Universal good and evil – in a “right mind”. Categories don’t exist. We have the whole world on the table now – no chance of new progress.
“Well being” is good and we should ground our values in fact. Who’s arguing? All we’re acknowledging is that we have [useful] values that are NOT (yet, maybe never) grounded causally in such objective fact.
Integrative long-term evolved (subjective) value networks. Tools – rationality – are valued here and now.
Yep, good reasons don’t scale, bad reasons do in fact. Contrary to SH earlier claim. (Every gun is loaded. Valuable if not true.) Basic memetic argument – popular beats good.
I’m done. Not hearing anything new beyond my starting position.
(Need to read JBP’s posts about these dialogues:)
Facts and Values/Science and Religion: Notes on the Sam Harris Discussions (Part I)
[Post Note: Seems a fair summary to be, including the “steelmanning” of SH’s position and responses pretty much aligned with my take above.

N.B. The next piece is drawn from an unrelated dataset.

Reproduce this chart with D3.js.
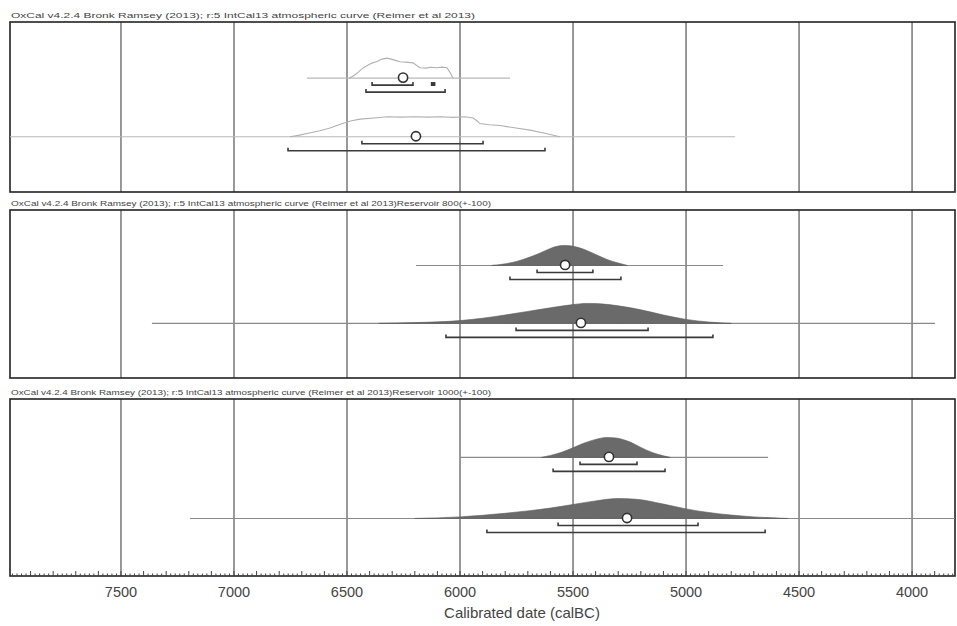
<!DOCTYPE html>
<html>
<head>
<meta charset="utf-8">
<script src="https://cdn.jsdelivr.net/npm/d3@7"></script>
<style>
  html, body { margin: 0; padding: 0; background: #fff; }
  svg { display: block; font-family: "Liberation Sans", Arial, sans-serif; }
</style>
</head>
<body>
<svg id="chart" width="957" height="626"></svg>
<script>
// ---- data ----
const tickYears = [7500, 7000, 6500, 6000, 5500, 5000, 4500, 4000];
const axisTitle = "Calibrated date (calBC)";
const panelTitles = [
  "OxCal v4.2.4 Bronk Ramsey (2013); r:5 IntCal13 atmospheric curve (Reimer et al 2013)",
  "OxCal v4.2.4 Bronk Ramsey (2013); r:5 IntCal13 atmospheric curve (Reimer et al 2013)Reservoir 800(+-100)",
  "OxCal v4.2.4 Bronk Ramsey (2013); r:5 IntCal13 atmospheric curve (Reimer et al 2013)Reservoir 1000(+-100)"
];

// one entry per plotted date: panel index, row in panel
const rowPanel = [0, 0, 1, 1, 2, 2];
const rowSlot  = [0, 1, 0, 1, 0, 1];
// extent of the thin range line (calBC)
const rangeFrom = [6677, 7991, 6195, 7363, 6000, 7195];
const rangeTo   = [5779, 4783, 4836, 3898, 4637, 3810];
// point estimate (circle)
const medianYear = [6252, 6195, 5535, 5465, 5341, 5261];
// 68.2% and 95.4% ranges
const sigma1From = [6389, 6434, 5659, 5752, 5469, 5566];
const sigma1To   = [6208, 5898, 5412, 5168, 5217, 4947];
const sigma2From = [6416, 6761, 5779, 6062, 5588, 5881];
const sigma2To   = [6066, 5624, 5288, 4881, 5093, 4650];
// small separate 68.2% fragment
const extraYear  = [6119, null, null, null, null, null];

// probability distributions [calBC, relative probability]
const densA = [[6490,0],[6470,0.12],[6450,0.3],[6430,0.5],[6412,0.62],[6390,0.75],[6370,0.82],[6345,0.95],[6323,1],[6305,0.95],[6290,0.9],[6265,0.82],[6240,0.8],[6208,0.76],[6190,0.62],[6177,0.52],[6150,0.5],[6130,0.54],[6102,0.52],[6080,0.55],[6058,0.52],[6045,0.3],[6031,0]];
const densB = [[6752,0],[6710,0.08],[6677,0.16],[6620,0.3],[6575,0.44],[6520,0.66],[6480,0.8],[6442,0.88],[6380,0.94],[6320,1],[6265,0.98],[6200,1],[6140,0.98],[6088,1],[6030,0.97],[5978,1],[5942,0.94],[5925,0.8],[5912,0.66],[5870,0.6],[5823,0.56],[5760,0.45],[5690,0.33],[5620,0.16],[5558,0]];
const densC = [[5860,0],[5800,0.08],[5750,0.2],[5700,0.38],[5650,0.6],[5600,0.85],[5560,0.98],[5530,1],[5500,0.96],[5450,0.8],[5400,0.55],[5350,0.3],[5300,0.12],[5260,0]];
const densD = [[6360,0],[6200,0.04],[6000,0.14],[5900,0.26],[5800,0.42],[5700,0.6],[5600,0.78],[5500,0.94],[5440,1],[5380,0.98],[5300,0.88],[5200,0.68],[5100,0.42],[5000,0.2],[4900,0.07],[4800,0]];
const densE = [[5640,0],[5600,0.1],[5550,0.26],[5500,0.48],[5450,0.72],[5400,0.9],[5350,1],[5310,0.97],[5250,0.78],[5200,0.5],[5150,0.25],[5100,0.08],[5070,0]];
const densF = [[6200,0],[6000,0.08],[5900,0.16],[5800,0.26],[5700,0.38],[5600,0.52],[5500,0.7],[5400,0.88],[5300,1],[5220,0.96],[5100,0.72],[5000,0.48],[4900,0.3],[4800,0.17],[4700,0.08],[4550,0]];
const densities = [densA, densB, densC, densD, densE, densF];
// panel 0 shows outlines only, later panels filled
const panelFilled = [false, true, true];

// ---- layout ----
const svg = d3.select("#chart");
const plotLeft = 10, plotRight = 955;
const panelTop = [22, 210, 399];
const panelBottom = [192, 378, 576];
const rowFrac = [0.33, 0.675];
const peakHeight = 20;

const x = d3.scaleLinear().domain([7991, 3810]).range([plotLeft, plotRight]);
const h = d3.scaleLinear().domain([0, 1]).range([0, peakHeight]);

function rowY(i) {
  const p = rowPanel[i];
  return panelTop[p] + (panelBottom[p] - panelTop[p]) * rowFrac[rowSlot[i]];
}

// panels: title, grid lines, frame
panelTitles.forEach((t, p) => {
  const g = svg.append("g");
  g.append("text")
    .attr("x", plotLeft + 1)
    .attr("y", panelTop[p] - 4)
    .attr("font-size", 8)
    .attr("fill", "#444")
    .attr("textLength", p === 0 ? 464 : 480)
    .attr("lengthAdjust", "spacingAndGlyphs")
    .text(t);

  g.selectAll("line.grid")
    .data(tickYears)
    .join("line")
    .attr("class", "grid")
    .attr("x1", d => x(d)).attr("x2", d => x(d))
    .attr("y1", panelTop[p]).attr("y2", panelBottom[p])
    .attr("stroke", "#555").attr("stroke-width", 1.2);

  g.append("rect")
    .attr("x", plotLeft).attr("y", panelTop[p])
    .attr("width", plotRight - plotLeft)
    .attr("height", panelBottom[p] - panelTop[p])
    .attr("fill", "none").attr("stroke", "#222").attr("stroke-width", 1.6);
});

// distributions
const clipId = "plotclip";
svg.append("clipPath").attr("id", clipId)
  .append("rect").attr("x", plotLeft).attr("y", 0)
  .attr("width", plotRight - plotLeft).attr("height", 626);

const marks = svg.append("g").attr("clip-path", `url(#${clipId})`);

densities.forEach((dens, i) => {
  const y0 = rowY(i);
  const filled = panelFilled[rowPanel[i]];
  const g = marks.append("g");

  // range line
  g.append("line")
    .attr("x1", x(rangeFrom[i])).attr("x2", x(rangeTo[i]))
    .attr("y1", y0).attr("y2", y0)
    .attr("stroke", filled ? "#8a8a8a" : "#b8b8b8")
    .attr("stroke-width", 1.1);

  const area = d3.area()
    .x(d => x(d[0]))
    .y0(y0)
    .y1(d => y0 - h(d[1]))
    .curve(d3.curveMonotoneX);
  const line = d3.line()
    .x(d => x(d[0]))
    .y(d => y0 - h(d[1]))
    .curve(d3.curveLinear);

  if (filled) {
    g.append("path").datum(dens).attr("d", area)
      .attr("fill", "#6a6a6a").attr("stroke", "#5a5a5a").attr("stroke-width", 0.6);
  } else {
    g.append("path").datum(dens).attr("d", line)
      .attr("fill", "none").attr("stroke", "#b0b0b0").attr("stroke-width", 1.1);
  }

  // range brackets
  const brackets = [
    { a: sigma1From[i], b: sigma1To[i], dy: 7 },
    { a: sigma2From[i], b: sigma2To[i], dy: 14 }
  ];
  brackets.forEach(br => {
    const yy = y0 + br.dy;
    const x1 = x(br.a), x2 = x(br.b);
    g.append("path")
      .attr("d", `M${x1},${yy - 3}L${x1},${yy}L${x2},${yy}L${x2},${yy - 3}`)
      .attr("fill", "none").attr("stroke", "#3a3a3a").attr("stroke-width", 1.6);
  });
  if (extraYear[i] !== null) {
    const xe = x(extraYear[i]);
    g.append("path")
      .attr("d", `M${xe - 1.5},${y0 + 4}L${xe - 1.5},${y0 + 7}L${xe + 1.5},${y0 + 7}L${xe + 1.5},${y0 + 4}`)
      .attr("fill", "#3a3a3a").attr("stroke", "#3a3a3a").attr("stroke-width", 1.6);
  }

  // point estimate
  g.append("circle")
    .attr("cx", x(medianYear[i])).attr("cy", y0 - 0.5)
    .attr("r", 4.6)
    .attr("fill", "#fff").attr("stroke", "#333").attr("stroke-width", 1.6);
});

// bottom axis with inward ticks
const axisY = panelBottom[2];
const axisG = svg.append("g");
const minorYears = d3.range(3820, 7991, 20);
axisG.selectAll("line.tk")
  .data(minorYears)
  .join("line")
  .attr("class", "tk")
  .attr("x1", d => x(d)).attr("x2", d => x(d))
  .attr("y1", axisY)
  .attr("y2", d => axisY - (d % 100 === 0 ? 5 : 2.5))
  .attr("stroke", "#444").attr("stroke-width", 1);

axisG.selectAll("text.lbl")
  .data(tickYears)
  .join("text")
  .attr("class", "lbl")
  .attr("x", d => x(d))
  .attr("y", axisY + 21)
  .attr("text-anchor", "middle")
  .attr("font-size", 14.5)
  .attr("fill", "#444")
  .text(d => d);

svg.append("text")
  .attr("x", 522)
  .attr("y", 618)
  .attr("text-anchor", "middle")
  .attr("font-size", 15)
  .attr("fill", "#444")
  .text(axisTitle);
</script>
</body>
</html>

As I’ve said several times above – who’s arguing?]
And
Facts from Values? Not without an intermediary: Notes on the Sam Harris Discussions (Part II)
[Post Note: Also seems OK, but this is a deeper comparative review of the two positions beyond the 5 hours of dialogue, based on their two books. Maps of Meaning and The Moral Landscape. Neither of which I’ve read yet. I can’t buy and read books fast enough these days. Gonna have to start using the library(ies) more for research. Anyway, all looks credible, but can’t verify against the book contents.]
On facts, values, rationality and stories: Part III of Response to Harris
[And Part III of JBP’s response is effectively a chapter taken from his “Maps of Meaning” on Stories as the mediation between Facts and Values.]